Apparently the service-ca's controllers are usually winning the race to console's operator pod creation most of the time and created the content of the secret the operator mounted. However, if they lose, self-signed certs are used instead for serving and the metrics collector (naturally) does not believe those.

I'll try to create a fix for this in library-go to avoid any magic.

Comment 10 Standa Laznicka 2020-02-12 16:40:28 UTC
Actually, there was a bunch of fixes to library-go's file observer, so, at least for console which bumped library-go dep on the 10th after 4 months, we may want to check whether they appear in these jobs again, and perhaps focus on file observer differences in the 4.3 branch in vendor of their repo.

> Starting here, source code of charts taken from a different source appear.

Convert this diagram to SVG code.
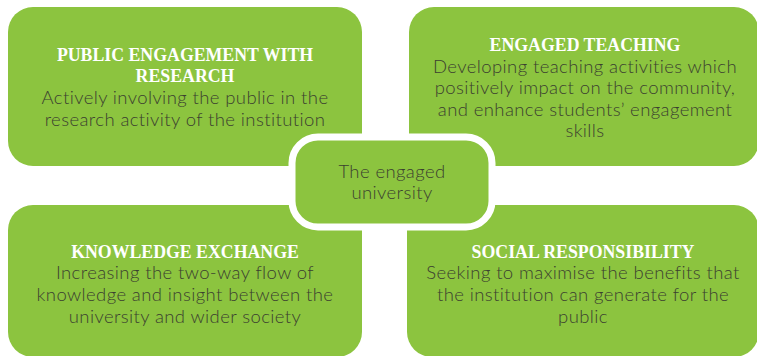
<svg xmlns="http://www.w3.org/2000/svg" width="757" height="356" viewBox="0 0 757 356">
<style>
.box{fill:#8cc43f}
.hub{fill:#8cc43f;stroke:#ffffff;stroke-width:7}
.title{font-family:"Liberation Serif",serif;font-weight:bold;font-size:17.8px;fill:#ffffff;text-anchor:middle}
.body{font-family:Lato,"Liberation Sans",sans-serif;font-weight:300;font-size:18.5px;letter-spacing:0.4px;fill:#3b4030;text-anchor:middle}
</style>
<rect width="757" height="356" fill="#ffffff"/>
<g id="public-engagement">
<rect class="box" x="8" y="7" width="354" height="159" rx="25"/>
<text class="title" x="185" y="61">PUBLIC ENGAGEMENT WITH</text>
<text class="title" x="185" y="82">RESEARCH</text>
<text class="body" x="185" y="104">Actively involving the public in the</text>
<text class="body" x="185" y="126">research activity of the institution</text>
</g>
<g id="engaged-teaching">
<rect class="box" x="409" y="7" width="350" height="159" rx="25"/>
<text class="title" x="585" y="51">ENGAGED TEACHING</text>
<text class="body" x="585" y="73">Developing teaching activities which</text>
<text class="body" x="585" y="94">positively impact on the community,</text>
<text class="body" x="585" y="116">and enhance students’ engagement</text>
<text class="body" x="585" y="137">skills</text>
</g>
<g id="knowledge-exchange">
<rect class="box" x="8" y="205" width="354" height="152" rx="25"/>
<text class="title" x="185" y="258">KNOWLEDGE EXCHANGE</text>
<text class="body" x="185" y="279">Increasing the two-way flow of</text>
<text class="body" x="185" y="301">knowledge and insight between the</text>
<text class="body" x="185" y="323">university and wider society</text>
</g>
<g id="social-responsibility">
<rect class="box" x="407" y="205" width="352" height="152" rx="25"/>
<text class="title" x="583" y="258">SOCIAL RESPONSIBILITY</text>
<text class="body" x="583" y="279">Seeking to maximise the benefits that</text>
<text class="body" x="583" y="301">the institution can generate for the</text>
<text class="body" x="583" y="323">public</text>
</g>
<g id="engaged-university">
<rect class="hub" x="292" y="137" width="200" height="90" rx="26"/>
<text class="body" x="392" y="178">The engaged</text>
<text class="body" x="392" y="199">university</text>
</g>
<g id="connectors"/>
</svg>
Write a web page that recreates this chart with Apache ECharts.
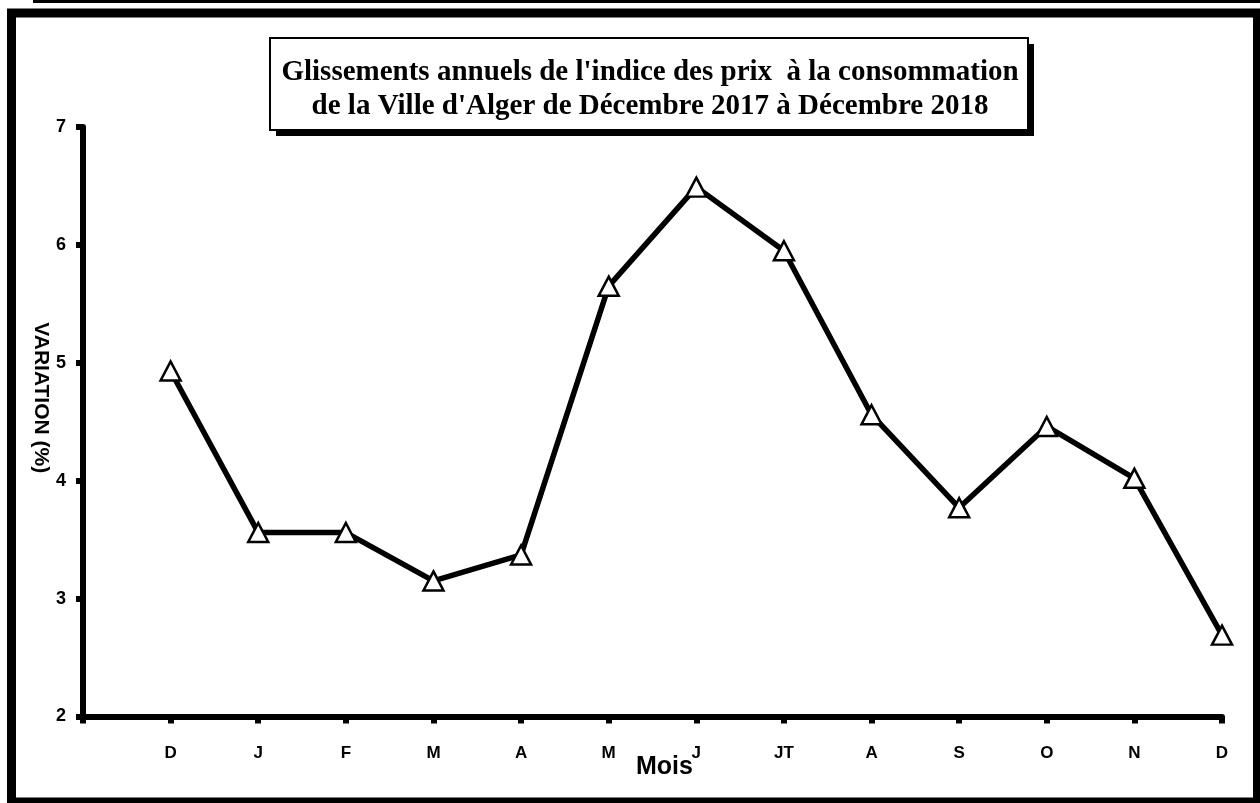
<!DOCTYPE html>
<html>
<head>
<meta charset="utf-8">
<script src="https://cdn.jsdelivr.net/npm/echarts@6/dist/echarts.min.js"></script>
<style>
  html, body { margin: 0; padding: 0; background: #fff; }
  #main { width: 1260px; height: 803px; }
</style>
</head>
<body>
<div id="main"></div>
<script>
// mois (premier emplacement vide pour décaler le D de décembre 2017)
var mois = ['', 'D', 'J', 'F', 'M', 'A', 'M', 'J', 'JT', 'A', 'S', 'O', 'N', 'D'];
// glissements annuels en %
var variation = ['-', 4.93, 3.56, 3.56, 3.15, 3.37, 5.65, 6.49, 5.95, 4.56, 3.77, 4.46, 4.02, 2.69];
var titreLignes = [
    "Glissements annuels de l'indice des prix  à la consommation",
    "de la Ville d'Alger de Décembre 2017 à Décembre 2018"
];

var myChart = echarts.init(document.getElementById('main'));

var option = {
    backgroundColor: '#fff',
    animation: false,
    grid: {
        left: 83,
        right: 38,
        top: 127,
        bottom: 86.5
    },
    graphic: [
        // trait en haut de page
        { type: 'rect', shape: { x: 33, y: 0, width: 1227, height: 3 }, style: { fill: '#000' } },
        // cadre
        { type: 'rect', shape: { x: 11.5, y: 13, width: 1246, height: 789 }, style: { fill: 'none', stroke: '#000', lineWidth: 9 } },
        // ombre du titre
        { type: 'rect', shape: { x: 276, y: 44, width: 758, height: 92 }, style: { fill: '#000' } },
        // boite du titre
        { type: 'rect', shape: { x: 270, y: 38, width: 758, height: 92 }, style: { fill: '#fff', stroke: '#000', lineWidth: 2 } },
        {
            type: 'text', x: 650, y: 56,
            style: {
                text: titreLignes.join('\n'),
                align: 'center',
                verticalAlign: 'top',
                font: 'bold 29px "Liberation Serif", "Times New Roman", serif',
                lineHeight: 34,
                fill: '#000'
            }
        }
    ],
    xAxis: {
        type: 'category',
        data: mois,
        boundaryGap: false,
        name: 'Mois',
        nameLocation: 'middle',
        nameMoveOverlap: false,
        nameGap: 38,
        nameTextStyle: {
            fontFamily: 'Liberation Sans, Arial, sans-serif',
            fontWeight: 'bold',
            fontSize: 25,
            color: '#000',
            padding: [0, 0, 0, 24]
        },
        axisLine: { lineStyle: { color: '#000', width: 6 } },
        axisTick: { alignWithLabel: true, length: 7, lineStyle: { color: '#000', width: 6 } },
        axisLabel: {
            interval: 0,
            margin: 28,
            fontFamily: 'Liberation Sans, Arial, sans-serif',
            fontWeight: 'bold',
            fontSize: 17,
            color: '#000'
        },
        splitLine: { show: false }
    },
    yAxis: {
        type: 'value',
        min: 2,
        max: 7,
        interval: 1,
        name: 'VARIATION (%)',
        nameLocation: 'middle',
        nameMoveOverlap: false,
        nameRotate: -90,
        nameGap: 32,
        nameTextStyle: {
            fontFamily: 'Liberation Sans, Arial, sans-serif',
            fontWeight: 'bold',
            fontSize: 21,
            color: '#000',
            padding: [0, 48, 0, 0]
        },
        axisLine: { show: true, lineStyle: { color: '#000', width: 6 } },
        axisTick: { show: true, length: 7, lineStyle: { color: '#000', width: 6 } },
        axisLabel: {
            margin: 17,
            fontFamily: 'Liberation Sans, Arial, sans-serif',
            fontWeight: 'bold',
            fontSize: 18,
            color: '#000'
        },
        splitLine: { show: false }
    },
    series: [{
        type: 'line',
        data: variation,
        symbol: 'triangle',
        symbolSize: [20, 19],
        lineStyle: { color: '#000', width: 5.5 },
        itemStyle: { color: '#fff', borderColor: '#000', borderWidth: 2.5 }
    }]
};

myChart.setOption(option);
</script>
</body>
</html>
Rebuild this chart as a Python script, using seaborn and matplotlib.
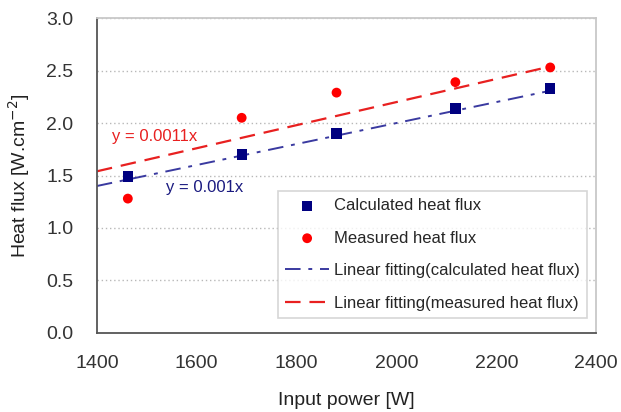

Comment 11 Standa Laznicka 2020-04-06 08:13:45 UTC
*** Bug 1820385 has been marked as a duplicate of this bug. ***

Comment 12 Standa Laznicka 2020-04-06 08:42:07 UTC
Found a BZ with the same symptoms so this may still be an issue

Comment 17 errata-xmlrpc 2020-05-04 11:18:30 UTC
Since the problem described in this bug report should be
resolved in a recent advisory, it has been closed with a
resolution of ERRATA.

For information on the advisory, and where to find the updated
files, follow the link below.

If the solution does not work for you, open a new bug report.

https://access.redhat.com/errata/RHBA-2020:0581